- REQUIRED TASK:
Without the pictures, return all of the material exactly as written.

- DATA SHOWN:

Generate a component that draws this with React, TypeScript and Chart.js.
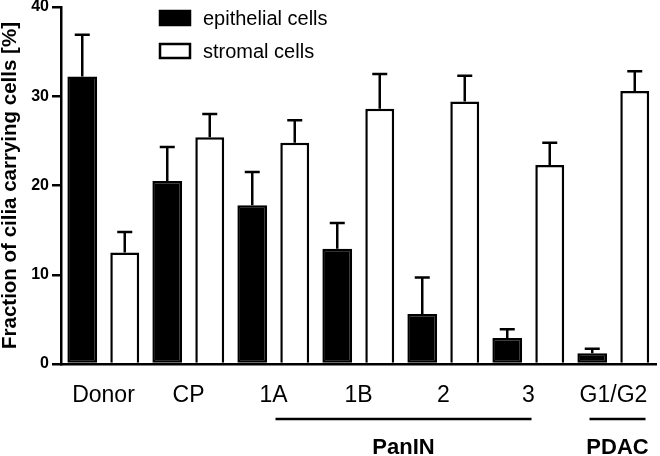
import React, { useEffect, useRef } from 'react';
import { Chart, registerables } from 'chart.js';

Chart.register(...registerables);

const categories = ['Donor', 'CP', '1A', '1B', '2', '3', 'G1/G2'];
const epithelial = [32.2, 20.5, 17.8, 12.9, 5.6, 2.9, 1.2];
const epithelialErr = [4.7, 3.8, 3.7, 2.9, 4.1, 1.0, 0.5];
const stromal = [12.5, 25.4, 24.8, 28.6, 29.4, 22.3, 30.6];
const stromalErr = [2.3, 2.6, 2.5, 3.9, 2.9, 2.5, 2.2];
const seriesLabels = ['epithelial cells', 'stromal cells'];
const yTickValues = [0, 10, 20, 30, 40];
const groupLabels = ['PanIN', 'PDAC'];
const groupFrom = ['1A', 'G1/G2'];
const groupTo = ['3', 'G1/G2'];

const FONT = "'Liberation Sans', Arial, Helvetica, sans-serif";

const errorBarPlugin = {
  id: 'errorBars',
  afterDatasetsDraw(chart: any) {
    const ctx = chart.ctx;
    const yScale = chart.scales.y;
    chart.data.datasets.forEach((ds: any, di: number) => {
      const meta = chart.getDatasetMeta(di);
      const errs = ds.errors as number[];
      meta.data.forEach((bar: any, i: number) => {
        const v = ds.data[i];
        const yTop = yScale.getPixelForValue(v);
        const yErr = yScale.getPixelForValue(v + errs[i]);
        ctx.save();
        ctx.strokeStyle = '#000';
        ctx.lineWidth = 2.5;
        ctx.beginPath();
        ctx.moveTo(bar.x, yTop);
        ctx.lineTo(bar.x, yErr);
        ctx.moveTo(bar.x - 7.5, yErr);
        ctx.lineTo(bar.x + 7.5, yErr);
        ctx.stroke();
        ctx.restore();
      });
    });
  },
};

const legendPlugin = {
  id: 'customLegend',
  afterDraw(chart: any) {
    const ctx = chart.ctx;
    const area = chart.chartArea;
    ctx.save();
    chart.data.datasets.forEach((ds: any, i: number) => {
      const bx = area.left + 99;
      const by = area.top + 4 + i * 33;
      ctx.fillStyle = ds.backgroundColor;
      ctx.strokeStyle = '#000';
      ctx.lineWidth = 2.5;
      ctx.fillRect(bx, by, 30, 14);
      ctx.strokeRect(bx, by, 30, 14);
      ctx.fillStyle = '#000';
      ctx.font = `20px ${FONT}`;
      ctx.textAlign = 'left';
      ctx.textBaseline = 'middle';
      ctx.fillText(ds.label, bx + 43, by + 8);
    });
    ctx.restore();
  },
};

const groupPlugin = {
  id: 'groupLabels',
  afterDraw(chart: any) {
    const ctx = chart.ctx;
    const x = chart.scales.x;
    ctx.save();
    groupLabels.forEach((g, i) => {
      const a = x.getPixelForValue(categories.indexOf(groupFrom[i]));
      const b = x.getPixelForValue(categories.indexOf(groupTo[i]));
      let x1 = a + 2;
      let x2 = b + 3;
      if (a === b) {
        x1 = a - 24;
        x2 = a + 32;
      }
      const ly = chart.chartArea.bottom + 55;
      ctx.strokeStyle = '#000';
      ctx.lineWidth = 2.5;
      ctx.beginPath();
      ctx.moveTo(x1, ly);
      ctx.lineTo(x2, ly);
      ctx.stroke();
      ctx.fillStyle = '#000';
      ctx.font = `bold 22px ${FONT}`;
      ctx.textAlign = 'center';
      ctx.textBaseline = 'middle';
      ctx.fillText(g, (x1 + x2) / 2, ly + 29);
    });
    ctx.restore();
  },
};

export default function App() {
  const ref = useRef<HTMLCanvasElement | null>(null);

  useEffect(() => {
    if (!ref.current) return;
    const chart = new Chart(ref.current, {
      type: 'bar',
      data: {
        labels: categories,
        datasets: [
          {
            label: seriesLabels[0],
            data: epithelial,
            errors: epithelialErr,
            backgroundColor: '#000000',
            borderColor: '#000000',
            borderWidth: 2.5,
            borderSkipped: false,
            categoryPercentage: 1.0,
            barPercentage: 0.7,
          } as any,
          {
            label: seriesLabels[1],
            data: stromal,
            errors: stromalErr,
            backgroundColor: '#ffffff',
            borderColor: '#000000',
            borderWidth: 2.5,
            borderSkipped: 'bottom',
            categoryPercentage: 1.0,
            barPercentage: 0.68,
          } as any,
        ],
      },
      options: {
        responsive: false,
        animation: false,
        layout: { padding: { top: 7, right: 4, left: 0, bottom: 0 } },
        plugins: {
          legend: { display: false },
          tooltip: { enabled: false },
        },
        scales: {
          x: {
            grid: { display: false, drawTicks: false },
            border: { display: true, color: '#000', width: 2.5 },
            ticks: {
              color: '#000',
              font: { family: FONT, size: 23 },
              padding: 18,
              maxRotation: 0,
              autoSkip: false,
            },
            afterFit(scale: any) {
              scale.height = 92;
              scale.paddingLeft = 0;
              scale.paddingRight = 0;
            },
          },
          y: {
            min: 0,
            max: 40,
            afterBuildTicks(scale: any) {
              scale.ticks = yTickValues.map((v) => ({ value: v }));
            },
            grid: {
              display: true,
              drawOnChartArea: false,
              drawTicks: true,
              tickLength: 9,
              color: '#000',
              lineWidth: 2.5,
            },
            border: { display: true, color: '#000', width: 2.5 },
            ticks: {
              color: '#000',
              font: { family: FONT, size: 16, weight: 'bold' },
              padding: 3,
            },
            title: {
              display: true,
              text: 'Fraction of cilia carrying cells [%]',
              color: '#000',
              font: { family: FONT, size: 20.5, weight: 'bold', lineHeight: 1 },
              padding: { top: 0, bottom: 0 },
            },
            afterFit(scale: any) {
              scale.width = 61;
              scale.paddingTop = 0;
              scale.paddingBottom = 0;
            },
          },
        },
      } as any,
      plugins: [errorBarPlugin, legendPlugin, groupPlugin],
    });
    return () => chart.destroy();
  }, []);

  return (
    <div style={{ position: 'fixed', left: 0, top: 0, width: 660, height: 456, background: '#fff' }}>
      <canvas ref={ref} width={660} height={456} />
    </div>
  );
}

- RESULT FOR THIS EXERCISE:
Generate a component that draws this with React, TypeScript and Chart.js.
import React, { useEffect, useRef } from 'react';
import { Chart, registerables } from 'chart.js';

Chart.register(...registerables);

const categories = ['Donor', 'CP', '1A', '1B', '2', '3', 'G1/G2'];
const epithelial = [32.2, 20.5, 17.8, 12.9, 5.6, 2.9, 1.2];
const epithelialErr = [4.7, 3.8, 3.7, 2.9, 4.1, 1.0, 0.5];
const stromal = [12.5, 25.4, 24.8, 28.6, 29.4, 22.3, 30.6];
const stromalErr = [2.3, 2.6, 2.5, 3.9, 2.9, 2.5, 2.2];
const seriesLabels = ['epithelial cells', 'stromal cells'];
const yTickValues = [0, 10, 20, 30, 40];
const groupLabels = ['PanIN', 'PDAC'];
const groupFrom = ['1A', 'G1/G2'];
const groupTo = ['3', 'G1/G2'];

const FONT = "'Liberation Sans', Arial, Helvetica, sans-serif";

const errorBarPlugin = {
  id: 'errorBars',
  afterDatasetsDraw(chart: any) {
    const ctx = chart.ctx;
    const yScale = chart.scales.y;
    chart.data.datasets.forEach((ds: any, di: number) => {
      const meta = chart.getDatasetMeta(di);
      const errs = ds.errors as number[];
      meta.data.forEach((bar: any, i: number) => {
        const v = ds.data[i];
        const yTop = yScale.getPixelForValue(v);
        const yErr = yScale.getPixelForValue(v + errs[i]);
        ctx.save();
        ctx.strokeStyle = '#000';
        ctx.lineWidth = 2.5;
        ctx.beginPath();
        ctx.moveTo(bar.x, yTop);
        ctx.lineTo(bar.x, yErr);
        ctx.moveTo(bar.x - 7.5, yErr);
        ctx.lineTo(bar.x + 7.5, yErr);
        ctx.stroke();
        ctx.restore();
      });
    });
  },
};

const legendPlugin = {
  id: 'customLegend',
  afterDraw(chart: any) {
    const ctx = chart.ctx;
    const area = chart.chartArea;
    ctx.save();
    chart.data.datasets.forEach((ds: any, i: number) => {
      const bx = area.left + 99;
      const by = area.top + 4 + i * 33;
      ctx.fillStyle = ds.backgroundColor;
      ctx.strokeStyle = '#000';
      ctx.lineWidth = 2.5;
      ctx.fillRect(bx, by, 30, 14);
      ctx.strokeRect(bx, by, 30, 14);
      ctx.fillStyle = '#000';
      ctx.font = `20px ${FONT}`;
      ctx.textAlign = 'left';
      ctx.textBaseline = 'middle';
      ctx.fillText(ds.label, bx + 43, by + 8);
    });
    ctx.restore();
  },
};

const groupPlugin = {
  id: 'groupLabels',
  afterDraw(chart: any) {
    const ctx = chart.ctx;
    const x = chart.scales.x;
    ctx.save();
    groupLabels.forEach((g, i) => {
      const a = x.getPixelForValue(categories.indexOf(groupFrom[i]));
      const b = x.getPixelForValue(categories.indexOf(groupTo[i]));
      let x1 = a + 2;
      let x2 = b + 3;
      if (a === b) {
        x1 = a - 24;
        x2 = a + 32;
      }
      const ly = chart.chartArea.bottom + 55;
      ctx.strokeStyle = '#000';
      ctx.lineWidth = 2.5;
      ctx.beginPath();
      ctx.moveTo(x1, ly);
      ctx.lineTo(x2, ly);
      ctx.stroke();
      ctx.fillStyle = '#000';
      ctx.font = `bold 22px ${FONT}`;
      ctx.textAlign = 'center';
      ctx.textBaseline = 'middle';
      ctx.fillText(g, (x1 + x2) / 2, ly + 29);
    });
    ctx.restore();
  },
};

export default function App() {
  const ref = useRef<HTMLCanvasElement | null>(null);

  useEffect(() => {
    if (!ref.current) return;
    const chart = new Chart(ref.current, {
      type: 'bar',
      data: {
        labels: categories,
        datasets: [
          {
            label: seriesLabels[0],
            data: epithelial,
            errors: epithelialErr,
            backgroundColor: '#000000',
            borderColor: '#000000',
            borderWidth: 2.5,
            borderSkipped: false,
            categoryPercentage: 1.0,
            barPercentage: 0.7,
          } as any,
          {
            label: seriesLabels[1],
            data: stromal,
            errors: stromalErr,
            backgroundColor: '#ffffff',
            borderColor: '#000000',
            borderWidth: 2.5,
            borderSkipped: 'bottom',
            categoryPercentage: 1.0,
            barPercentage: 0.68,
          } as any,
        ],
      },
      options: {
        responsive: false,
        animation: false,
        layout: { padding: { top: 7, right: 4, left: 0, bottom: 0 } },
        plugins: {
          legend: { display: false },
          tooltip: { enabled: false },
        },
        scales: {
          x: {
            grid: { display: false, drawTicks: false },
            border: { display: true, color: '#000', width: 2.5 },
            ticks: {
              color: '#000',
              font: { family: FONT, size: 23 },
              padding: 18,
              maxRotation: 0,
              autoSkip: false,
            },
            afterFit(scale: any) {
              scale.height = 92;
              scale.paddingLeft = 0;
              scale.paddingRight = 0;
            },
          },
          y: {
            min: 0,
            max: 40,
            afterBuildTicks(scale: any) {
              scale.ticks = yTickValues.map((v) => ({ value: v }));
            },
            grid: {
              display: true,
              drawOnChartArea: false,
              drawTicks: true,
              tickLength: 9,
              color: '#000',
              lineWidth: 2.5,
            },
            border: { display: true, color: '#000', width: 2.5 },
            ticks: {
              color: '#000',
              font: { family: FONT, size: 16, weight: 'bold' },
              padding: 3,
            },
            title: {
              display: true,
              text: 'Fraction of cilia carrying cells [%]',
              color: '#000',
              font: { family: FONT, size: 20.5, weight: 'bold', lineHeight: 1 },
              padding: { top: 0, bottom: 0 },
            },
            afterFit(scale: any) {
              scale.width = 61;
              scale.paddingTop = 0;
              scale.paddingBottom = 0;
            },
          },
        },
      } as any,
      plugins: [errorBarPlugin, legendPlugin, groupPlugin],
    });
    return () => chart.destroy();
  }, []);

  return (
    <div style={{ position: 'fixed', left: 0, top: 0, width: 660, height: 456, background: '#fff' }}>
      <canvas ref={ref} width={660} height={456} />
    </div>
  );
}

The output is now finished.